■ What this task involves
Using the material below, repeat exactly the lines from the one with "Rebuild this chart" through the one with "import plotly.graph_objects as go", ends included, without any images.

(Stored items)
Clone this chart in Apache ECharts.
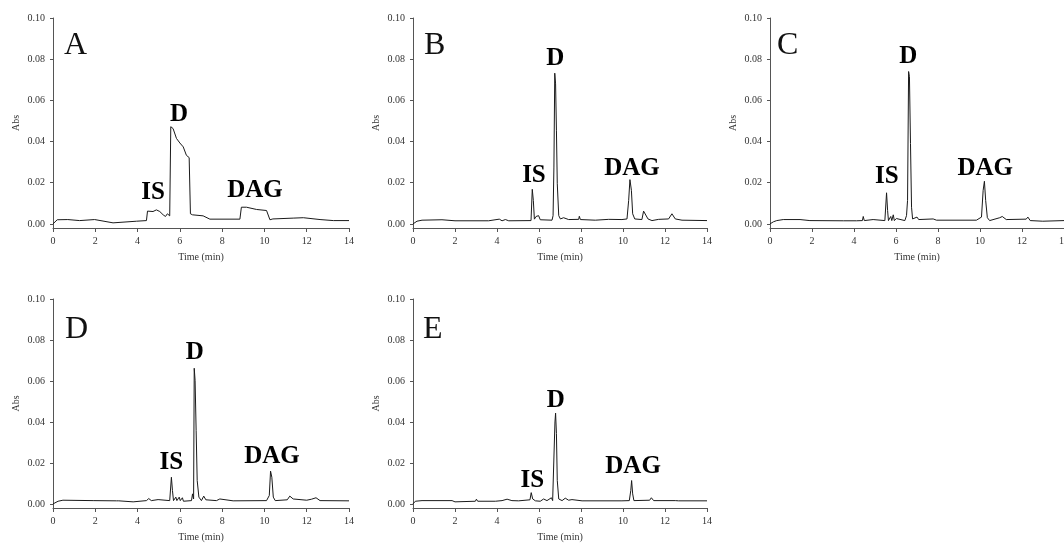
<!DOCTYPE html>
<html>
<head>
<meta charset="utf-8">
<script src="https://cdn.jsdelivr.net/npm/echarts@6/dist/echarts.min.js"></script>
<style>
  html, body { margin: 0; padding: 0; background: #fff; }
  #chart { width: 1064px; height: 546px; }
</style>
</head>
<body>
<div id="chart"></div>
<script>
// chromatogram traces, [time (min), Abs]
const traceA = [[0,0.0000],[0.2,0.0020],[0.7,0.0021],[1.26,0.0016],[1.97,0.0021],[2.84,0.0005],[3.95,0.0013],[4.42,0.0016],[4.47,0.0062],[4.73,0.0060],[4.89,0.0068],[5.05,0.0060],[5.21,0.0044],[5.32,0.0036],[5.41,0.0049],[5.52,0.0039],[5.57,0.0472],[5.68,0.0463],[5.84,0.0415],[6.0,0.0393],[6.16,0.0374],[6.31,0.0333],[6.39,0.0341],[6.44,0.0322],[6.5,0.0049],[6.6,0.0044],[7.1,0.0039],[7.42,0.0023],[8.84,0.0023],[8.91,0.0081],[9.15,0.0081],[9.63,0.0070],[10.1,0.0065],[10.26,0.0020],[10.4,0.0024],[11.36,0.0028],[11.84,0.0030],[12.63,0.0021],[13.26,0.0016],[14,0.0016]];
const traceB = [[0,0.0000],[0.19,0.0013],[0.43,0.0018],[1.38,0.0020],[2.0,0.0015],[3.6,0.0015],[4.11,0.0023],[4.24,0.0015],[4.4,0.0021],[4.56,0.0015],[5.62,0.0016],[5.68,0.0168],[5.73,0.0114],[5.78,0.0023],[5.86,0.0036],[5.92,0.0030],[5.98,0.0040],[6.06,0.0020],[6.62,0.0018],[6.67,0.0040],[6.71,0.0276],[6.75,0.0732],[6.79,0.0680],[6.83,0.0455],[6.87,0.0195],[6.94,0.0040],[7.02,0.0024],[7.17,0.0030],[7.41,0.0021],[7.89,0.0022],[7.92,0.0037],[7.97,0.0021],[8.68,0.0018],[9.32,0.0022],[9.95,0.0021],[10.19,0.0024],[10.27,0.0114],[10.33,0.0215],[10.4,0.0163],[10.46,0.0049],[10.56,0.0024],[10.9,0.0021],[10.98,0.0062],[11.06,0.0068],[11.19,0.0024],[11.38,0.0016],[11.7,0.0022],[12.17,0.0024],[12.33,0.0049],[12.41,0.0054],[12.49,0.0024],[12.81,0.0018],[14,0.0016]];
const traceC = [[0,0.0000],[0.16,0.0010],[0.32,0.0016],[0.63,0.0021],[1.43,0.0021],[1.9,0.0016],[3.49,0.0015],[4.12,0.0015],[4.4,0.0016],[4.44,0.0036],[4.49,0.0016],[4.91,0.0021],[4.96,0.0015],[5.47,0.0016],[5.55,0.0151],[5.6,0.0065],[5.64,0.0016],[5.75,0.0036],[5.8,0.0016],[5.87,0.0044],[5.92,0.0016],[6.02,0.0026],[6.42,0.0016],[6.5,0.0040],[6.55,0.0114],[6.6,0.0740],[6.64,0.0715],[6.69,0.0390],[6.74,0.0081],[6.79,0.0024],[7.0,0.0033],[7.08,0.0021],[7.77,0.0024],[7.93,0.0018],[9.83,0.0018],[10.07,0.0033],[10.15,0.0163],[10.21,0.0207],[10.27,0.0114],[10.35,0.0030],[10.46,0.0016],[10.94,0.0030],[11.06,0.0036],[11.25,0.0021],[12.2,0.0023],[12.28,0.0033],[12.39,0.0016],[12.99,0.0013],[14,0.0016]];
const traceD = [[0,0.0000],[0.24,0.0013],[0.47,0.0018],[1.9,0.0016],[3.0,0.0015],[3.05,0.0023],[3.11,0.0015],[3.79,0.0010],[4.42,0.0016],[4.53,0.0026],[4.65,0.0016],[4.97,0.0021],[5.52,0.0016],[5.6,0.0130],[5.65,0.0065],[5.7,0.0016],[5.81,0.0033],[5.86,0.0016],[5.97,0.0033],[6.02,0.0016],[6.12,0.0030],[6.17,0.0013],[6.55,0.0016],[6.6,0.0049],[6.65,0.0024],[6.68,0.0662],[6.72,0.0603],[6.77,0.0359],[6.82,0.0114],[6.9,0.0033],[7.02,0.0016],[7.13,0.0038],[7.23,0.0020],[7.73,0.0016],[7.89,0.0024],[8.52,0.0015],[10.1,0.0016],[10.23,0.0041],[10.29,0.0160],[10.35,0.0130],[10.42,0.0033],[10.51,0.0016],[11.08,0.0020],[11.2,0.0038],[11.36,0.0024],[12.0,0.0018],[12.23,0.0023],[12.44,0.0030],[12.63,0.0016],[14,0.0015]];
const traceE = [[0,0.0000],[0.11,0.0013],[0.43,0.0016],[1.86,0.0016],[2.0,0.0010],[2.97,0.0013],[3.02,0.0023],[3.08,0.0013],[3.92,0.0013],[4.24,0.0016],[4.48,0.0023],[4.56,0.0028],[4.71,0.0016],[5.03,0.0015],[5.57,0.0020],[5.63,0.0055],[5.7,0.0024],[5.83,0.0015],[5.9,0.0021],[6.06,0.0013],[6.22,0.0024],[6.38,0.0016],[6.59,0.0030],[6.65,0.0016],[6.71,0.0024],[6.76,0.0400],[6.79,0.0443],[6.83,0.0343],[6.87,0.0114],[6.94,0.0024],[7.1,0.0016],[7.25,0.0028],[7.41,0.0018],[7.57,0.0021],[8.05,0.0015],[9.95,0.0015],[10.3,0.0016],[10.37,0.0065],[10.41,0.0114],[10.46,0.0049],[10.52,0.0016],[11.27,0.0018],[11.35,0.0030],[11.46,0.0016],[12.49,0.0016],[12.57,0.0021],[12.65,0.0015],[14,0.0015]];

// peak labels, [time, Abs, text]
const peaksA = [[4.73,0.0150,'IS'],[5.96,0.0530,'D'],[9.55,0.0162,'DAG']];
const peaksB = [[5.76,0.0235,'IS'],[6.77,0.0804,'D'],[10.43,0.0271,'DAG']];
const peaksC = [[5.56,0.0231,'IS'],[6.59,0.0812,'D'],[10.25,0.0269,'DAG']];
const peaksD = [[5.60,0.0201,'IS'],[6.71,0.0740,'D'],[10.36,0.0230,'DAG']];
const peaksE = [[5.68,0.0114,'IS'],[6.80,0.0506,'D'],[10.48,0.0181,'DAG']];

const panelNames = ['A', 'B', 'C', 'D', 'E'];
const yTicks = [0, 0.02, 0.04, 0.06, 0.08, 0.10];
const xTicks = [0, 14, 2]; // min, max, step

const traces = [traceA, traceB, traceC, traceD, traceE];
const peaks = [peaksA, peaksB, peaksC, peaksD, peaksE];

// panel boxes (px)
const grids = [
  { left: 53,  top: 18,  width: 296, height: 210 },
  { left: 413, top: 18,  width: 294, height: 210 },
  { left: 770, top: 18,  width: 294, height: 210 },
  { left: 53,  top: 299, width: 296, height: 209 },
  { left: 413, top: 299, width: 294, height: 209 }
];
const letterPos = [[64, 46], [424, 46], [777, 46], [65, 330], [423, 330]];

const serif = '"Liberation Serif", "Times New Roman", serif';
const axisColor = '#555';
const textColor = '#333';

const chart = echarts.init(document.getElementById('chart'));

const option = {
  backgroundColor: '#fff',
  animation: false,
  grid: grids.map(g => ({ ...g, outerBoundsMode: 'none' })),
  xAxis: grids.map((g, i) => ({
    gridIndex: i,
    type: 'value',
    min: xTicks[0],
    max: xTicks[1],
    interval: xTicks[2],
    name: 'Time (min)',
    nameLocation: 'middle',
    nameGap: 24,
    nameTextStyle: { fontFamily: serif, fontSize: 10, color: textColor },
    axisLine: { onZero: false, lineStyle: { color: axisColor, width: 1 } },
    axisTick: { length: 4, lineStyle: { color: axisColor } },
    axisLabel: { fontFamily: serif, fontSize: 10, color: textColor, margin: 8 },
    splitLine: { show: false }
  })),
  yAxis: grids.map((g, i) => ({
    gridIndex: i,
    type: 'value',
    min: -0.002,
    max: 0.1,
    name: 'Abs',
    nameLocation: 'middle',
    nameRotate: 90,
    nameGap: 32,
    nameTextStyle: { fontFamily: serif, fontSize: 10, color: textColor },
    axisLine: { show: true, lineStyle: { color: axisColor, width: 1 } },
    axisTick: { show: true, length: 3, customValues: yTicks, lineStyle: { color: axisColor } },
    axisLabel: {
      fontFamily: serif, fontSize: 10, color: textColor, margin: 8,
      customValues: yTicks,
      formatter: v => v.toFixed(2)
    },
    splitLine: { show: false }
  })),
  series: [
    ...traces.map((t, i) => ({
      type: 'line',
      xAxisIndex: i,
      yAxisIndex: i,
      data: t,
      showSymbol: false,
      symbol: 'none',
      lineStyle: { color: '#1a1a1a', width: 1 },
      silent: true
    })),
    ...peaks.map((p, i) => ({
      type: 'scatter',
      xAxisIndex: i,
      yAxisIndex: i,
      data: p.map(d => ({ value: [d[0], d[1]], name: d[2] })),
      symbolSize: 1,
      itemStyle: { color: 'transparent', opacity: 1 },
      silent: true,
      label: {
        show: true,
        position: 'inside',
        formatter: '{b}',
        fontFamily: serif,
        fontWeight: 'bold',
        fontSize: 25,
        color: '#000',
        opacity: 1,
        textBorderWidth: 0
      }
    }))
  ],
  graphic: panelNames.map((n, i) => ({
    type: 'text',
    x: letterPos[i][0],
    y: letterPos[i][1],
    silent: true,
    style: {
      text: n,
      font: '32px ' + serif,
      fill: '#111',
      textAlign: 'left',
      textVerticalAlign: 'middle'
    }
  }))
};

chart.setOption(option);
</script>
</body>
</html>
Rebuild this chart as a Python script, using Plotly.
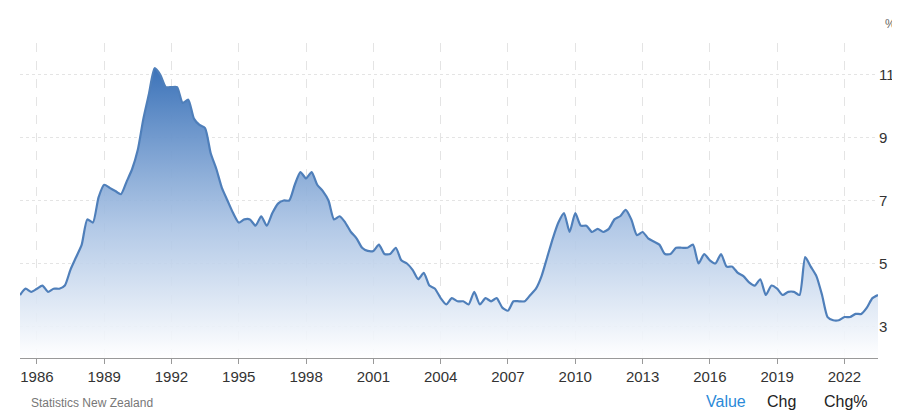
import pandas as pd
import plotly.graph_objects as go

values = [4.0,4.2,4.1,4.2,4.3,4.1,4.2,4.2,4.3,4.8,
          5.2,5.6,6.4,6.3, 7.1,7.5,7.4,7.3, 7.2,7.6,8.0,8.6, 9.6,10.4,11.2,11.0,
          10.6,10.6,10.6,10.1, 10.2,9.6,9.4,9.3, 8.5,8.0,7.4,7.0, 6.6,6.3,6.4,6.4,
          6.2,6.5,6.2,6.6, 6.9,7.0,7.0,7.5, 7.9,7.7,7.9,7.5, 7.3,7.0,6.4,6.5,
          6.3,6.0,5.8,5.5, 5.4,5.4,5.6,5.3, 5.3,5.5,5.1,5.0, 4.8,4.5,4.7,4.3,
          4.2,3.9,3.7,3.9, 3.8,3.8,3.7,4.1, 3.7,3.9,3.8,3.9, 3.6,3.5,3.8,3.8,
          3.8,4.0,4.2,4.6, 5.2,5.8,6.3,6.6, 6.0,6.6,6.2,6.2, 6.0,6.1,6.0,6.1,
          6.4,6.5,6.7,6.4, 5.9,6.0,5.8,5.7, 5.6,5.3,5.3,5.5, 5.5,5.5,5.6,5.0,
          5.3,5.1,5.0,5.3, 4.9,4.9,4.7,4.6, 4.4,4.3,4.5,4.0, 4.3,4.2,4.0,4.1,
          4.1,4.0,5.2,4.9, 4.6,4.0,3.3,3.2, 3.2,3.3,3.3,3.4, 3.4,3.6,3.9,4.0]
dates = pd.date_range(start="1985-04-01", periods=len(values), freq="QS")
tick_years = list(range(1986, 2023, 3))
y_ticks = [3, 5, 7, 9, 11]

fig = go.Figure()
fig.add_trace(go.Scatter(x=dates, y=[2.0]*len(values), mode="lines",
                         line=dict(width=0), hoverinfo="skip", showlegend=False))
fig.add_trace(go.Scatter(x=dates, y=values, mode="lines", fill="tonexty",
                         line=dict(color="#4f7fba", width=2.2, shape="spline", smoothing=0.6),
                         fillgradient=dict(type="vertical",
                                           colorscale=[[0, "rgba(255,255,255,0.9)"],
                                                       [0.45, "rgba(170,195,228,0.9)"],
                                                       [1, "rgba(60,115,185,1)"]]),
                         showlegend=False))

fig.update_layout(
    width=900, height=420, paper_bgcolor="white", plot_bgcolor="white",
    margin=dict(l=12, r=30, t=35, b=70),
    font=dict(family="Liberation Sans, Arial", size=14, color="#333"),
    xaxis=dict(range=[dates[0], dates[-1]],
               tickvals=[pd.Timestamp(f"{y}-01-01") for y in tick_years],
               ticktext=[str(y) for y in tick_years],
               showgrid=True, gridcolor="#e4e4e4", griddash="dash",
               showline=True, linecolor="#999", ticks="outside", tickcolor="#999",
               ticklen=5, tickfont=dict(size=15, color="#333")),
    yaxis=dict(range=[2, 12], side="right", tickvals=y_ticks,
               showgrid=True, gridcolor="#e4e4e4", griddash="dot",
               zeroline=False, tickfont=dict(size=15, color="#333")),
    annotations=[
        dict(text="%", x=1.0, y=1.0, xref="paper", yref="paper", xanchor="left",
             yanchor="bottom", xshift=5, yshift=10, showarrow=False,
             font=dict(size=12, color="#666")),
        dict(text="Statistics New Zealand", x=0.011, y=-0.17, xref="paper", yref="paper",
             showarrow=False, font=dict(size=12, color="#777"), xanchor="left"),
    ],
)
fig.add_annotation(text="Value", x=0.797, y=-0.17, xref="paper", yref="paper",
                   showarrow=False, xanchor="left", font=dict(size=16, color="#2b8ad8"))
fig.add_annotation(text="Chg", x=0.868, y=-0.17, xref="paper", yref="paper",
                   showarrow=False, xanchor="left", font=dict(size=16, color="#222"))
fig.add_annotation(text="Chg%", x=0.935, y=-0.17, xref="paper", yref="paper",
                   showarrow=False, xanchor="left", font=dict(size=16, color="#222"))
fig.write_html("out.html")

■ Completed task
Rebuild this chart as a Python script, using Plotly.
import pandas as pd
import plotly.graph_objects as go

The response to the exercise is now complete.